1.       Quantity(量)
情報の量が適正で、不足も過剰もしていないこと。過剰は時間の無駄だし、余計な問題を引き起こして混乱を招きうる。
例:私が車の修理をするのをあなたが手伝ってくれるという場合、私は必要な限りの手伝いしか望んでいない。ネジが4つ欲しいときは、2つや6つではなく4つ渡してほしい。
2.       Quality(質)
間違っていると思うこと、十分な根拠がないことを言わない。
例:私がケーキをつくるのをあなたが手伝ってくれるという場合、砂糖が欲しいと言ったら塩をとってほしいわけではない。スプーンが欲しいと言ったら手品用の曲がるスプーンをとってほしいわけではない。
3.       Relation(関係)
関連していることを言う。
例:私がケーキをつくるために材料を混ぜているときは、オーブンクロス(熱いものを持つための布)を渡されても困る。
4.       Manner(様式)
曖昧な言葉を使わない。冗長な表現を避ける。順序良く説明する。
※上3つが「何を言うか」の問題だったのに対し、これは「どのように言うか」の問題。内容というより字面や組み立て方の問題。
例:何かを手伝ってくれるなら、何をするのかを明確にして、手際よくこなしてほしい。

協調原理の紹介でやや間延びしてしまったが、この4条件のうちの内容に関する3つについて、森は明らかに適切な「量」を提供しておらず、そのせいもあって「質」や「関係」の点も疑わしいものになっている。確かに、伊勢田哲治が強調するように、協調原理に対して、読み手・聞き手側にも「思いやりの原理」というものがあり、書き手・話し手が筋の通った話をしようとしているはずだということを前提に、読み手・聞き手がその意図をくみ取りながら理解すべきとされる[4]。しかしそれにも程度と限界があろう。この論考のコミュニケーションは読者側の努力で満足なものに仕上がるだろうか。

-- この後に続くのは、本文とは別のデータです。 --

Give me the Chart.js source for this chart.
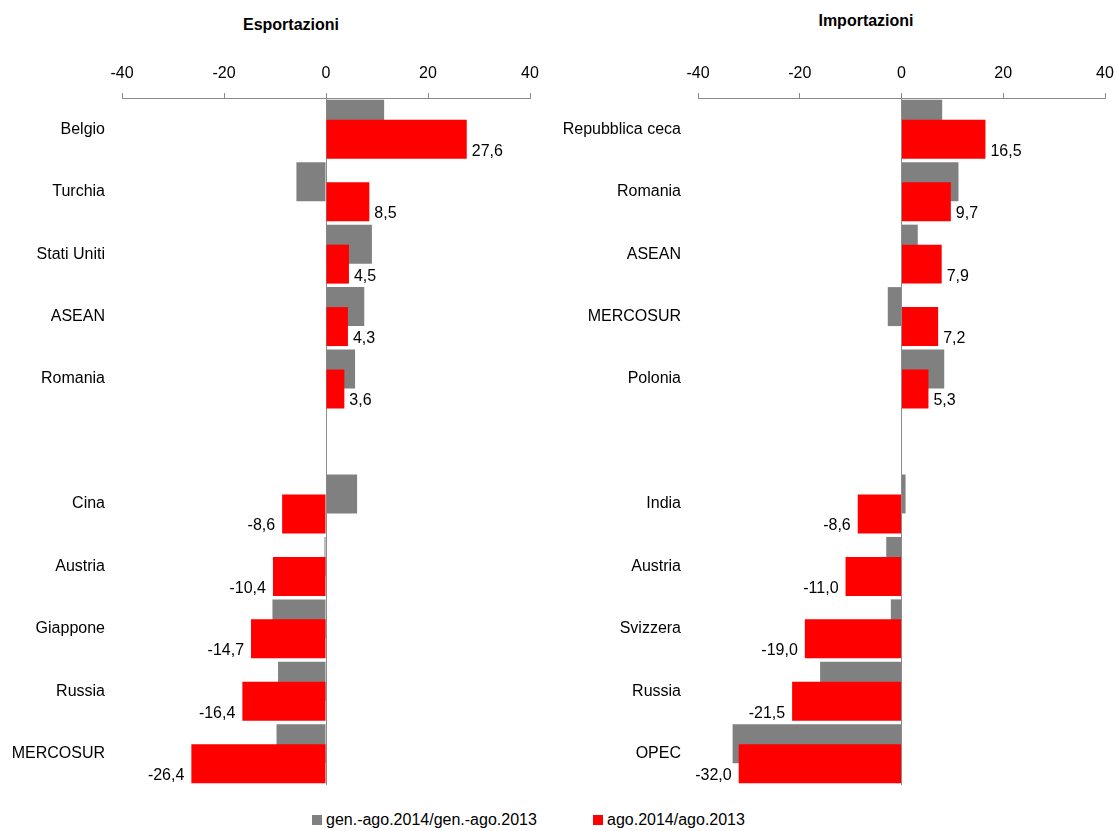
<!DOCTYPE html>
<html>
<head>
<meta charset="utf-8">
<script src="https://cdn.jsdelivr.net/npm/chart.js@4.4.1/dist/chart.umd.min.js"></script>
<style>
  body { margin: 0; width: 1117px; height: 831px; overflow: hidden; background: #fff;
         font-family: 'Liberation Sans', Arial, sans-serif; color: #000; }
  .panel { position: absolute; top: 0; height: 800px; }
  .title { position: absolute; font-weight: bold; font-size: 16px; line-height: 20px;
           transform: translateX(-50%); white-space: nowrap; }
  .legend { position: absolute; top: 810px; font-size: 16px; line-height: 20px; white-space: nowrap; }
  .legend .box { display: inline-block; width: 10px; height: 10px; margin-right: 4px; }
</style>
</head>
<body>
<div class="title" style="left:291px; top:15px;">Esportazioni</div>
<div class="title" style="left:866px; top:11px;">Importazioni</div>
<div class="panel" style="left:0; width:560px;"><canvas id="exportChart"></canvas></div>
<div class="panel" style="left:557px; width:560px;"><canvas id="importChart"></canvas></div>
<div class="legend" style="left:312px;"><span class="box" style="background:#808080"></span>gen.-ago.2014/gen.-ago.2013</div>
<div class="legend" style="left:593px;"><span class="box" style="background:#ff0000"></span>ago.2014/ago.2013</div>

<script>
// categories (empty label = gap between the top and bottom groups)
const exportLabels = ['Belgio', 'Turchia', 'Stati Uniti', 'ASEAN', 'Romania', '', 'Cina', 'Austria', 'Giappone', 'Russia', 'MERCOSUR'];
const importLabels = ['Repubblica ceca', 'Romania', 'ASEAN', 'MERCOSUR', 'Polonia', '', 'India', 'Austria', 'Svizzera', 'Russia', 'OPEC'];

// gen.-ago.2014/gen.-ago.2013 (grey)
const exportYear = [11.4, -5.8, 9.0, 7.5, 5.7, null, 6.1, -0.3, -10.5, -9.4, -9.7];
const importYear = [8.0, 11.2, 3.2, -2.7, 8.4, null, 0.8, -3.0, -2.1, -16.0, -33.2];

// ago.2014/ago.2013 (red)
const exportMonth = [27.6, 8.5, 4.5, 4.3, 3.6, null, -8.6, -10.4, -14.7, -16.4, -26.4];
const importMonth = [16.5, 9.7, 7.9, 7.2, 5.3, null, -8.6, -11.0, -19.0, -21.5, -32.0];

const axisTicks = [-40, -20, 0, 20, 40];

const FONT = "'Liberation Sans', Arial, sans-serif";
Chart.defaults.font.family = FONT;
Chart.defaults.font.size = 16;
Chart.defaults.color = '#000';

// red bars go over the grey ones (Chart.js would paint dataset 0 last),
// then the red values are written next to the end of each bar
const redOnTop = {
	id: 'redOnTop',
	beforeDatasetDraw(chart, args) {
		if (args.index === 1) return false;
	},
	afterDatasetsDraw(chart) {
		const meta = chart.getDatasetMeta(1);
		meta.controller.draw();

		const ctx = chart.ctx;
		const values = chart.data.datasets[1].data;
		ctx.save();
		ctx.font = '16px ' + FONT;
		ctx.fillStyle = '#000';
		ctx.textBaseline = 'middle';
		meta.data.forEach((bar, i) => {
			const v = values[i];
			if (v === null) return;
			const neg = v < 0;
			ctx.textAlign = neg ? 'right' : 'left';
			ctx.fillText(v.toFixed(1).replace('.', ','), bar.x + (neg ? -7 : 5), bar.y + 12);
		});
		ctx.restore();
	}
};

function makeChart(id, labels, year, month, axisWidth, padRight) {
	return new Chart(document.getElementById(id), {
		type: 'bar',
		data: {
			labels: labels,
			datasets: [
				{ label: 'gen.-ago.2014/gen.-ago.2013', data: year, backgroundColor: '#808080' },
				{ label: 'ago.2014/ago.2013', data: month, backgroundColor: '#ff0000' }
			]
		},
		options: {
			indexAxis: 'y',
			responsive: true,
			maintainAspectRatio: false,
			animation: false,
			categoryPercentage: 0.64,
			barPercentage: 1.95,
			layout: { padding: { left: 0, right: padRight, top: 0, bottom: 15 } },
			plugins: {
				legend: { display: false },
				tooltip: { enabled: false }
			},
			scales: {
				x: {
					position: 'top',
					min: -40,
					max: 40,
					afterBuildTicks: (scale) => { scale.ticks = axisTicks.map(v => ({ value: v })); },
					afterFit: (scale) => {
						scale.height = 98;
						scale.paddingLeft = 0;
						scale.paddingRight = 0;
					},
					ticks: { padding: 10, callback: (v) => String(v) },
					border: { display: true, color: '#8c8c8c', width: 1 },
					grid: {
						drawTicks: true,
						tickLength: 5,
						tickColor: '#8c8c8c',
						color: (c) => (c.tick && c.tick.value === 0 ? '#8c8c8c' : 'rgba(0,0,0,0)')
					}
				},
				y: {
					afterFit: (scale) => {
						scale.width = axisWidth;
						scale.paddingTop = 0;
						scale.paddingBottom = 0;
					},
					ticks: { padding: 17 },
					border: { display: false },
					grid: { display: false, drawTicks: false }
				}
			}
		},
		plugins: [redOnTop]
	});
}

makeChart('exportChart', exportLabels, exportYear, exportMonth, 122, 30);
makeChart('importChart', importLabels, importYear, importMonth, 141, 12);
</script>
</body>
</html>
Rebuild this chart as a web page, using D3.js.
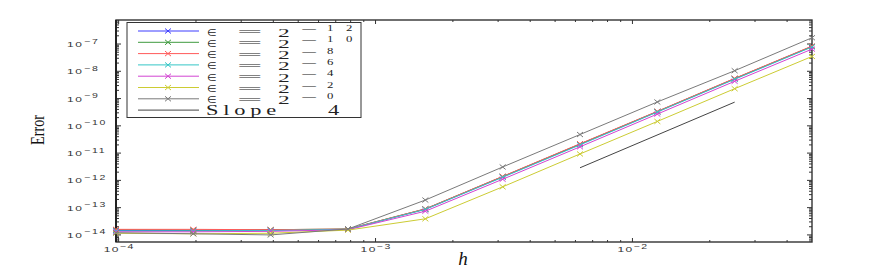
<!DOCTYPE html>
<html>
<head>
<meta charset="utf-8">
<script src="https://cdn.jsdelivr.net/npm/d3@7"></script>
<style>
  body { margin: 0; background: #fff; }
  svg { display: block; }
</style>
</head>
<body>
<svg id="chart"></svg>
<script>
// step sizes h (x values)
const hVals = [9.765625e-5, 1.953125e-4, 3.90625e-4, 7.8125e-4, 0.0015625, 0.003125, 0.00625, 0.0125, 0.025, 0.05];

// errors for each epsilon = 2^k
const errM12 = [1.45e-14, 1.45e-14, 1.5e-14, 1.6e-14, 8.8e-14, 1.35e-12, 2.1e-11, 3.3e-10, 5.3e-9, 8.1e-8];
const errM10 = [1.55e-14, 1.5e-14, 1.55e-14, 1.65e-14, 9.0e-14, 1.38e-12, 2.15e-11, 3.35e-10, 5.4e-9, 8.2e-8];
const errM8  = [1.6e-14, 1.6e-14, 1.55e-14, 1.65e-14, 9.0e-14, 1.4e-12, 2.2e-11, 3.4e-10, 5.5e-9, 8.4e-8];
const errM6  = [1.4e-14, 1.4e-14, 1.45e-14, 1.62e-14, 8.6e-14, 1.3e-12, 2.0e-11, 3.2e-10, 5.1e-9, 7.8e-8];
const errM4  = [1.3e-14, 1.3e-14, 1.35e-14, 1.55e-14, 7.4e-14, 1.1e-12, 1.7e-11, 2.7e-10, 4.3e-9, 6.5e-8];
const errM2  = [1.15e-14, 1.1e-14, 1.15e-14, 1.5e-14, 3.9e-14, 5.8e-13, 9.3e-12, 1.45e-10, 2.3e-9, 3.5e-8];
const err0   = [1.2e-14, 1.1e-14, 1.0e-14, 1.65e-14, 1.9e-13, 3.1e-12, 4.8e-11, 7.5e-10, 1.05e-8, 1.7e-7];

const epsExps = ["12", "10", "8", "6", "4", "2", "0"];
const seriesErr = [errM12, errM10, errM8, errM6, errM4, errM2, err0];
const seriesColors = ["#3c3cff", "#3f9a3f", "#ff5a5a", "#35c6c6", "#d244d2", "#cccc33", "#7a7a7a"];

// reference slope-4 segment
const slopeH = [0.00625, 0.025];
const slopeErr = [2.9e-12, 7.4e-10];

// axis labels
const xMajor = [1e-4, 1e-3, 1e-2];
const xMajorExp = ["−4", "−3", "−2"];
const yMajor = [1e-7, 1e-8, 1e-9, 1e-10, 1e-11, 1e-12, 1e-13, 1e-14];
const yMajorExp = ["−7", "−8", "−9", "−10", "−11", "−12", "−13", "−14"];

const width = 896, height = 273;
const margin = ({ top: 20, right: 85, bottom: 31, left: 116 });

const svg = d3.select("#chart")
    .attr("width", width)
    .attr("height", height)
    .attr("viewBox", [0, 0, width, height]);

const x = d3.scaleLog()
    .domain([9.765625e-5, 0.05])
    .range([margin.left, width - margin.right + 1]);

const y = d3.scaleLog()
    .domain([5.5e-15, 7.6e-7])
    .range([height - margin.bottom, margin.top]);

// minor tick positions (2..9 times each decade)
const minorOf = (scale, lo, hi) => {
    const out = [];
    for (let e = lo; e <= hi; e++) {
        for (let m = 2; m <= 9; m++) {
            const v = m * Math.pow(10, e);
            const [d0, d1] = scale.domain();
            if (v > d0 && v < d1) out.push(v);
        }
    }
    return out;
};
const xMinor = minorOf(x, -5, -2);
const yMinor = minorOf(y, -15, -7);

const x0 = margin.left, x1 = width - margin.right + 1;
const y0 = height - margin.bottom, y1 = margin.top;

// ticks, all pointing inward
const tickG = svg.append("g").attr("stroke", "#333").attr("stroke-width", 1);
const tick = (list, len, side) => {
    tickG.selectAll(null)
        .data(list)
        .join("line")
        .attr("x1", d => side === "b" || side === "t" ? x(d) : (side === "l" ? x0 : x1))
        .attr("x2", d => side === "b" || side === "t" ? x(d) : (side === "l" ? x0 + len : x1 - len))
        .attr("y1", d => side === "l" || side === "r" ? y(d) : (side === "b" ? y0 : y1))
        .attr("y2", d => side === "l" || side === "r" ? y(d) : (side === "b" ? y0 - len : y1 + len));
};
tick(xMajor, 4, "b"); tick(xMinor, 2, "b");
tick(xMajor, 4, "t"); tick(xMinor, 2, "t");
tick(yMajor, 5, "l"); tick(yMinor, 3, "l");
tick(yMajor, 5, "r"); tick(yMinor, 3, "r");

// frame
svg.append("rect")
    .attr("x", x0).attr("y", y1)
    .attr("width", x1 - x0).attr("height", y0 - y1)
    .attr("fill", "none")
    .attr("stroke", "#333")
    .attr("stroke-width", 1.4);
svg.append("line")
    .attr("x1", x0).attr("x2", x0).attr("y1", y1).attr("y2", y0)
    .attr("stroke", "#222").attr("stroke-width", 2);

// tick labels (wide, squat glyphs like the original)
const tickFont = "Liberation Sans, Arial, sans-serif";
const wideText = (g, tx, ty, size, ls, str) =>
    g.append("text")
        .attr("transform", `translate(${tx},${ty}) scale(1.5,1)`)
        .attr("font-size", size)
        .attr("letter-spacing", ls)
        .text(str);

const yLab = svg.append("g").attr("font-family", tickFont).attr("fill", "#333");
yMajor.forEach((v, i) => {
    wideText(yLab, 67, y(v) + 3, 8, 1, "10");
    wideText(yLab, 84, y(v) - 0.5, 7, 1.2, yMajorExp[i]);
});
const xLab = svg.append("g").attr("font-family", tickFont).attr("fill", "#333");
xMajor.forEach((v, i) => {
    wideText(xLab, x(v) - 15, 252, 8, 1, "10");
    wideText(xLab, x(v) + 1, 249, 7, 1.2, xMajorExp[i]);
});

// axis titles
svg.append("text")
    .attr("transform", "translate(44,130) rotate(-90)")
    .attr("text-anchor", "middle")
    .attr("font-family", "Liberation Serif, Times New Roman, serif")
    .attr("font-size", 18)
    .attr("textLength", 30)
    .attr("lengthAdjust", "spacingAndGlyphs")
    .attr("fill", "#111")
    .text("Error");

svg.append("text")
    .attr("x", 463).attr("y", 265)
    .attr("text-anchor", "middle")
    .attr("font-family", "Liberation Serif, Times New Roman, serif")
    .attr("font-style", "italic")
    .attr("font-size", 19)
    .attr("fill", "#111")
    .text("h");

// series lines + markers
const line = d3.line().x(d => x(d[0])).y(d => y(d[1]));
const cross = (g, cx, cy, color) => {
    g.append("path")
        .attr("d", `M${cx - 3},${cy - 2.5}L${cx + 3},${cy + 2.5}M${cx - 3},${cy + 2.5}L${cx + 3},${cy - 2.5}`)
        .attr("stroke", color).attr("stroke-width", 1).attr("fill", "none");
};

const plot = svg.append("g");
seriesErr.forEach((errs, i) => {
    const pts = hVals.map((h, j) => [h, errs[j]]);
    plot.append("path")
        .attr("d", line(pts))
        .attr("fill", "none")
        .attr("stroke", seriesColors[i])
        .attr("stroke-width", 1);
    pts.forEach(p => cross(plot, x(p[0]), y(p[1]), seriesColors[i]));
});

plot.append("path")
    .attr("d", line(slopeH.map((h, j) => [h, slopeErr[j]])))
    .attr("fill", "none")
    .attr("stroke", "#444")
    .attr("stroke-width", 1);

// legend
const lg = svg.append("g");
lg.append("rect")
    .attr("x", 127).attr("y", 22.5).attr("width", 234).attr("height", 95)
    .attr("fill", "#fff").attr("stroke", "#333").attr("stroke-width", 1);

const rowY = i => 31 + i * 11.3;
const serif = "Liberation Serif, Times New Roman, serif";
const lgText = (tx, ty, size, sx, ls, str) =>
    lg.append("text")
        .attr("transform", `translate(${tx},${ty}) scale(${sx},1)`)
        .attr("font-family", serif)
        .attr("font-size", size)
        .attr("letter-spacing", ls)
        .attr("fill", "#222")
        .text(str);

epsExps.forEach((ex, i) => {
    const yy = rowY(i);
    lg.append("line").attr("x1", 138).attr("x2", 199).attr("y1", yy).attr("y2", yy)
        .attr("stroke", seriesColors[i]).attr("stroke-width", 1);
    cross(lg, 168, yy, seriesColors[i]);
    lgText(207, yy + 4.5, 9.5, 1.1, 0, "∈");
    lgText(237, yy + 4, 11, 4.1, 0, "=");
    lgText(278, yy + 5.5, 13, 1.8, 0, "2");
    lgText(300, yy + 1, 9, 3.3, 0, "−");
    lgText(327, yy, 8.5, 1.5, ex.length > 1 ? 8.5 : 0, ex);
});
const sy = rowY(7);
lg.append("line").attr("x1", 138).attr("x2", 199).attr("y1", sy).attr("y2", sy)
    .attr("stroke", "#444").attr("stroke-width", 1);
lgText(206, sy + 5, 14, 1.6, 3, "Slope");
lgText(328, sy + 5, 14, 1.6, 0, "4");
</script>
</body>
</html>
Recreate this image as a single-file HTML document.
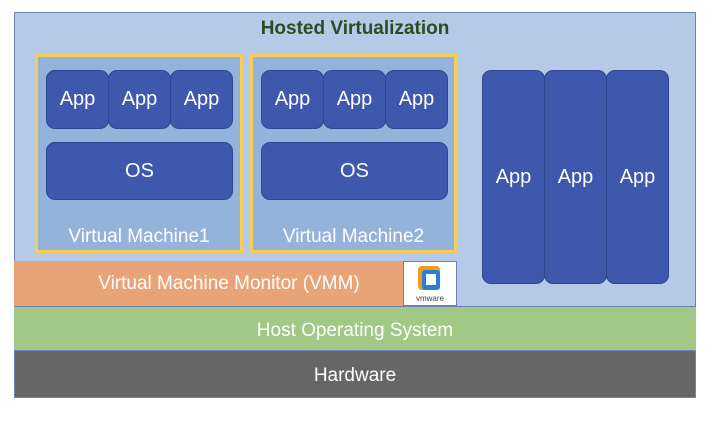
<!DOCTYPE html>
<html><head><meta charset="utf-8"><style>
body{margin:0;width:715px;height:422px;background:#fff;position:relative;overflow:hidden;font-family:"Liberation Sans","Noto Sans CJK KR",sans-serif}
div{position:absolute;box-sizing:border-box}
.c{display:flex;align-items:center;justify-content:center;color:#fff}
.app{background:#3d58ad;border:1px solid #2f4790;border-radius:9px;font-size:20px}
.vm{border:3px solid #f5cc5a;background:#94b3db}
</style></head><body>
<div style="left:14px;top:12px;width:682px;height:386px;background:#b5cae6;border:1px solid #6d83b8"></div>
<div style="left:200px;top:16px;width:310px;height:26px;font-weight:bold;font-size:19px;color:#2e4a24;text-align:center;line-height:26px">Hosted Virtualization</div>
<div class="vm" style="left:35px;top:54px;width:208px;height:199px"></div>
<div class="vm" style="left:250px;top:54px;width:207px;height:199px"></div>
<div class="c app" style="left:46px;top:70px;width:63px;height:59px">App</div>
<div class="c app" style="left:108px;top:70px;width:63px;height:59px">App</div>
<div class="c app" style="left:170px;top:70px;width:63px;height:59px">App</div>
<div class="c app" style="left:46px;top:142px;width:187px;height:58px">OS</div>
<div class="c" style="left:38px;top:224px;width:202px;height:26px;font-size:19px">Virtual Machine1</div>
<div class="c app" style="left:261px;top:70px;width:63px;height:59px">App</div>
<div class="c app" style="left:323px;top:70px;width:63px;height:59px">App</div>
<div class="c app" style="left:385px;top:70px;width:63px;height:59px">App</div>
<div class="c app" style="left:261px;top:142px;width:187px;height:58px">OS</div>
<div class="c" style="left:253px;top:224px;width:201px;height:26px;font-size:19px">Virtual Machine2</div>
<div class="c app" style="left:482px;top:70px;width:63px;height:214px">App</div>
<div class="c app" style="left:544px;top:70px;width:63px;height:214px">App</div>
<div class="c app" style="left:606px;top:70px;width:63px;height:214px">App</div>
<div class="c" style="left:14px;top:261px;width:390px;height:45px;background:#e8a478;font-size:19px;padding-left:40px">Virtual Machine Monitor (VMM)</div>
<div style="left:403px;top:261px;width:54px;height:45px;background:#fff;border:1px solid #6d83b8">
<svg width="52" height="43"><rect x="14" y="4" width="22" height="24" rx="4" fill="#f39a1c"/><rect x="18" y="8" width="18" height="20" rx="3" fill="#2a7fd0"/><rect x="22" y="12" width="10" height="11" fill="#fff"/><text x="26" y="39" font-size="8" fill="#444" text-anchor="middle" font-family="Liberation Sans">vmware</text></svg></div>
<div class="c" style="left:14px;top:306px;width:682px;height:45px;background:#a2c885;border-top:1px solid #6d83b8;font-size:19px;padding-top:4px">Host Operating System</div>
<div class="c" style="left:14px;top:350px;width:682px;height:48px;background:#666;border:1px solid #6d83b8;font-size:19px;padding-top:4px">Hardware</div>
</body></html>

[1] ジョン・スミス(平野敬一訳)「真実の話」(1608年)『イギリスの航海と植民 二』(岩波書店、1994年)、437頁;J. Frederick Fausz, “Middlemen in Peace and War: Virginia’s Earliest Indian Interpreters, 1608-1632,” Virginia Magazine of History and Biography 95, no. 1 (January 1987): 43-44; Helen C. Rountree, Pocahontas Powhatan Opechancanough: Three Indian Lives Changed by Jamestown (Charlottesville: University of Virginia Press, 2005), 98-99; Karen Ordahl Kupperman, Pocahontas and the English Boys: Caught between Cultures in Early Virginia (New York: New York University Press, 2019), 26-28; Martha McCartney, “Thomas Savage (ca. 1595–before September 1633),” (2021, December 22) in Encyclopedia Virginia, Virginia Humanities [https://encyclopediavirginia.org/entries/savage-thomas-ca-1595-before-september-1633]. 森はナモンタックが1607年6月にパウハタンから植民者に贈与されたと書いているが、その日付は誤りである。

[2] Martha W. McCartney, Virginia Immigrants and Adventurers 1607-1635: A Biographical Dictionary (Baltimore: Genealogical Publishing Company, 2007), 216, 565, 659-660; Kupperman, Pocahontas and the English Boys, 3.

[3] H. P. Grice, “Logic and Conversation,” in Speech Acts, eds. Peter Cole and Jerry L. Morgan, Syntax and Semantics, vol. 3 (Academic Press, New York, 1975), 41-58 (esp. 45-47).

[4] 伊勢田哲治『哲学思考トレーニング』(筑摩書房、2005年)、48-52頁。